═════ Given information

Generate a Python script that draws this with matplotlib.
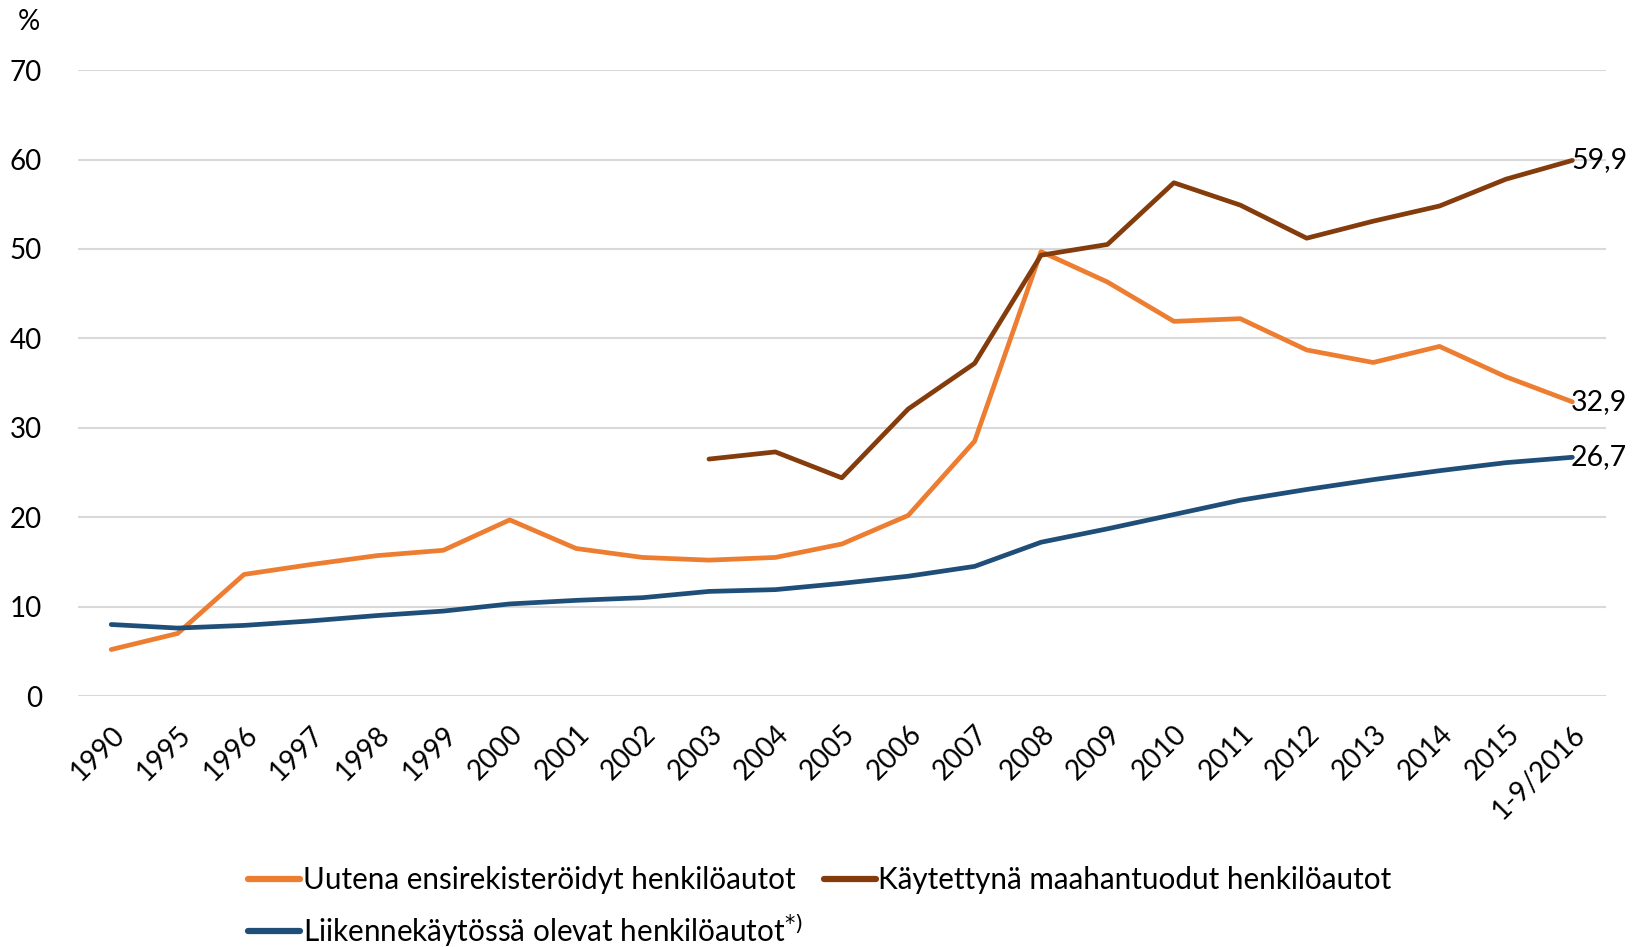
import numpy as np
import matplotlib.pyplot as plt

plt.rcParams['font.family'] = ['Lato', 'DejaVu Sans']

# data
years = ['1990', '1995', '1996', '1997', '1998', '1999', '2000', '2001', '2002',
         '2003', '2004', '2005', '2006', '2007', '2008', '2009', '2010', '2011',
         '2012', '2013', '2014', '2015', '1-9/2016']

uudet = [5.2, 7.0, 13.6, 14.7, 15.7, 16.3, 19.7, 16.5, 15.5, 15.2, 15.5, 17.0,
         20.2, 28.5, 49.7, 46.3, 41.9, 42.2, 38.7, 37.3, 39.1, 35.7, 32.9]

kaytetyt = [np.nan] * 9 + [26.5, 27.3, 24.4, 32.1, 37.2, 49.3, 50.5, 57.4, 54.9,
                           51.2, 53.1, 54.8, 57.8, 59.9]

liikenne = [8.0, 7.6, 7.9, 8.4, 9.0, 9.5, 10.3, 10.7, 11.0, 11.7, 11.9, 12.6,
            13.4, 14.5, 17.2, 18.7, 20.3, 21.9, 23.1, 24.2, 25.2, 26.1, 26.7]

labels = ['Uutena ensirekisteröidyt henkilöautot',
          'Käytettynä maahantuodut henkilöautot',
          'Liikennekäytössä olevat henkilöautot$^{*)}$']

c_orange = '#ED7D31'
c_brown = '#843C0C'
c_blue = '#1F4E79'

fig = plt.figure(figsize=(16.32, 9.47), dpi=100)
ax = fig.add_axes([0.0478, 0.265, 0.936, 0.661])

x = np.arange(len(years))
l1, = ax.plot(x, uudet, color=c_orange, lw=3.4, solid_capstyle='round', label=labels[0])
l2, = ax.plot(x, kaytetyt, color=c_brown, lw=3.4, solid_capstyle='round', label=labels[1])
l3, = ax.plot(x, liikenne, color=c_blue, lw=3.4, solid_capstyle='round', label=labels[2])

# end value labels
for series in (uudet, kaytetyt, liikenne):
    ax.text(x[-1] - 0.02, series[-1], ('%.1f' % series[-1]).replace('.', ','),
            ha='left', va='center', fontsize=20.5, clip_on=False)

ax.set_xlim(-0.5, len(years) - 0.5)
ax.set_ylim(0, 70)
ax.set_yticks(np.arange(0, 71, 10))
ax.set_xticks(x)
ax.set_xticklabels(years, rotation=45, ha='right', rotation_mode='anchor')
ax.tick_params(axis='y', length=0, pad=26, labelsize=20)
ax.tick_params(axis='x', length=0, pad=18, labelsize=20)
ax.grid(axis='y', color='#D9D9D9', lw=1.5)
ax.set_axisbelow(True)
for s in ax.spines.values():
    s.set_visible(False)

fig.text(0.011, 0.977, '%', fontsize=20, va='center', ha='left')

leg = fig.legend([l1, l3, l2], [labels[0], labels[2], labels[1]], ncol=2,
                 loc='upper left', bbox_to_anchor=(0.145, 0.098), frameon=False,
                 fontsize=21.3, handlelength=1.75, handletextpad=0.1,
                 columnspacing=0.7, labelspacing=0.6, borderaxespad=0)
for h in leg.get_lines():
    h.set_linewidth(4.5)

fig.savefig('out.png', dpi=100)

══════════

**Requirements:**
Extract all lines that hold the word "matplotlib".

**Solved problem:**
Generate a Python script that draws this with matplotlib.
import matplotlib.pyplot as plt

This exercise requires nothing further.